Suggest the closest match from the table above. Examples:
- "wireframe" → Blueprint or Utility Terminal
- "cartoon" → Kawaii or Memphis
- "futuristic" → Sci-Fi HUD, Cyberpunk, or Dark Cosmic
- "minimal" → Scandinavian, Swiss, or Soft Modern (ask which)
- "elegant" → Luxury or Art Deco (ask which)
- "old-school computer" → Retro Terminal, Y2K, or Pixel (ask which)
- "newspaper" → Newspaper (already in catalog)

Offer 2–3 candidates with one-line distinctions and let the user pick.

### User asks for ambiguous adjectives

Words like "modern", "clean", "professional", "simple", "fresh", "bold", or "fun" map to many styles. Ask the user to choose from a short list rather than guessing:

> "Several catalog styles fit 'modern and clean' — would you like:
> - **Soft Modern** (white + blurred blue/pink orbs, system font, friendly)
> - **Bento** (Apple-style cards on light gray, Plus Jakarta Sans, blue accent)
> - **Dark SaaS** (slate-950 + sky blue, staggered animations, polished)
> - **Swiss** (white + black + red only, rigid grid, zero decoration)?"

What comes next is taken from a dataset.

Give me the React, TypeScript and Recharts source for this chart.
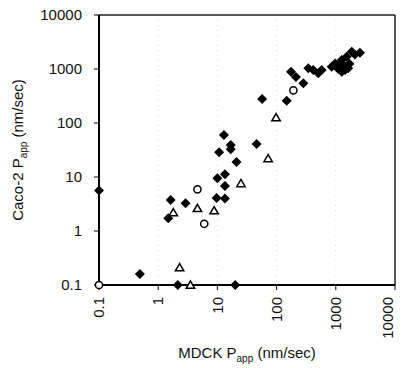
import {
  ScatterChart,
  Scatter,
  XAxis,
  YAxis,
  ReferenceLine,
  CartesianGrid,
} from "recharts";

// ─── Data ─────────────────────────────────────────────────

const X_TICKS = [0.1, 1, 10, 100, 1000, 10000];
const Y_TICKS = [0.1, 1, 10, 100, 1000, 10000];

// filled diamonds: [MDCK, Caco-2]
const diamonds: [number, number][] = [
  [0.1, 5.6],
  [0.49, 0.16],
  [1.48, 1.72],
  [1.62, 3.75],
  [2.14, 0.1],
  [2.9, 3.26],
  [9.7, 4.1],
  [13.4, 4.0],
  [13.4, 6.8],
  [10, 9.5],
  [13.4, 11.2],
  [21, 19],
  [10.7, 28.6],
  [16.8, 32.7],
  [16.8, 39],
  [12.9, 60],
  [46, 41],
  [20, 0.1],
  [57, 278],
  [148, 258],
  [175, 890],
  [212, 710],
  [283, 543],
  [343, 1030],
  [417, 955],
  [505, 830],
  [577, 955],
  [853, 1100],
  [975, 1270],
  [1100, 1000],
  [1150, 1200],
  [1260, 1470],
  [1260, 890],
  [1400, 1150],
  [1430, 955],
  [1520, 1690],
  [1620, 1030],
  [1700, 1250],
  [1860, 2090],
  [2100, 1850],
  [2560, 2000],
];

// open circles
const circles: [number, number][] = [
  [0.1, 0.1],
  [4.6, 5.9],
  [6.0, 1.36],
  [192, 403],
];

// open triangles
const triangles: [number, number][] = [
  [1.8, 2.2],
  [2.3, 0.21],
  [3.5, 0.1],
  [4.6, 2.63],
  [8.8, 2.38],
  [25, 7.6],
  [72, 22],
  [98, 126],
];

const toPts = (arr: [number, number][]) => arr.map(([x, y]) => ({ x, y }));

// ─── Shapes ──────────────────────────────────────────────

const FONT = "'Liberation Sans', Arial, sans-serif";

function Diamond(props: any) {
  const { cx, cy } = props;
  const r = 5;
  return (
    <polygon
      points={`${cx},${cy - r} ${cx + r},${cy} ${cx},${cy + r} ${cx - r},${cy}`}
      fill="#000"
    />
  );
}

function Circle(props: any) {
  const { cx, cy } = props;
  return <circle cx={cx} cy={cy} r={3.6} fill="#fff" stroke="#000" strokeWidth={1.5} />;
}

function Triangle(props: any) {
  const { cx, cy } = props;
  return (
    <polygon
      points={`${cx},${cy - 4} ${cx + 4.2},${cy + 3.2} ${cx - 4.2},${cy + 3.2}`}
      fill="#fff"
      stroke="#000"
      strokeWidth={1.5}
      strokeLinejoin="miter"
    />
  );
}

function XTick(props: any) {
  const { x, y, payload } = props;
  return (
    <text
      x={x}
      y={y}
      transform={`rotate(-90 ${x} ${y})`}
      textAnchor="end"
      dy="0.35em"
      fontSize={15}
      fontFamily={FONT}
      fill="#111"
    >
      {payload.value}
    </text>
  );
}

// ─── Chart ───────────────────────────────────────────────

export default function App() {
  return (
    <div
      style={{
        position: "absolute",
        left: 0,
        top: 0,
        width: 408,
        height: 368,
        background: "#fff",
      }}
    >
      <ScatterChart
        width={408}
        height={368}
        margin={{ top: 15, right: 13, left: 0, bottom: 0 }}
      >
        <CartesianGrid
          horizontal={false}
          stroke="#dcdcdc"
          strokeDasharray="1 4"
          verticalValues={[1, 10, 100, 1000]}
        />
        <XAxis
          type="number"
          dataKey="x"
          scale="log"
          domain={[0.1, 10000]}
          ticks={X_TICKS}
          height={83}
          tick={<XTick />}
          tickSize={5}
          tickMargin={7}
          axisLine={{ stroke: "#000", strokeWidth: 2 }}
          tickLine={{ stroke: "#000" }}
          label={{
            content: () => (
              <text
                x={247}
                y={358}
                textAnchor="middle"
                fontSize={15}
                fontFamily={FONT}
                fill="#111"
              >
                MDCK P
                <tspan fontSize={10} dy={4}>
                  app
                </tspan>
                <tspan dy={-4}> (nm/sec)</tspan>
              </text>
            ),
          }}
        />
        <YAxis
          type="number"
          dataKey="y"
          scale="log"
          domain={[0.1, 10000]}
          ticks={Y_TICKS}
          width={99}
          tickSize={5}
          tickMargin={12}
          tick={{ fontSize: 15, fontFamily: FONT, fill: "#111" }}
          axisLine={{ stroke: "#000", strokeWidth: 2 }}
          tickLine={{ stroke: "#000" }}
          label={{
            content: () => (
              <text
                x={23}
                y={150}
                transform="rotate(-90 23 150)"
                textAnchor="middle"
                fontSize={15}
                fontFamily={FONT}
                fill="#111"
              >
                Caco-2 P
                <tspan fontSize={10} dy={4}>
                  app
                </tspan>
                <tspan dy={-4}> (nm/sec)</tspan>
              </text>
            ),
          }}
        />
        <ReferenceLine y={10000} stroke="#222" strokeWidth={1.5} />
        <ReferenceLine x={10000} stroke="#222" strokeWidth={1.5} />
        <Scatter data={toPts(diamonds)} shape={<Diamond />} isAnimationActive={false} />
        <Scatter data={toPts(triangles)} shape={<Triangle />} isAnimationActive={false} />
        <Scatter data={toPts(circles)} shape={<Circle />} isAnimationActive={false} />
      </ScatterChart>
    </div>
  );
}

### User asks "what styles do you support"

List the table above. Group by mood if helpful (minimalist / brutalist / dark / retro / playful / editorial / etc.) but the table is the authoritative inventory.

### User asks for two styles at once

Confirm: "Should the page be primarily [style A] with [style B] accents, or vice versa?" Then deliver one as the dominant frame and use the other only for specific components (e.g., a Bento layout with Memphis decorative accents). Note in a comment which style is dominant.

### User wants to restyle existing markup

Read their HTML carefully. Preserve content, semantic tags, IDs/classes that drive functionality, and overall DOM shape. Replace styling-only classes (Tailwind utilities, CSS class names) and inject the new style's color palette, typography, and component patterns. If they have existing custom CSS, replace it wholesale — don't try to merge two design systems.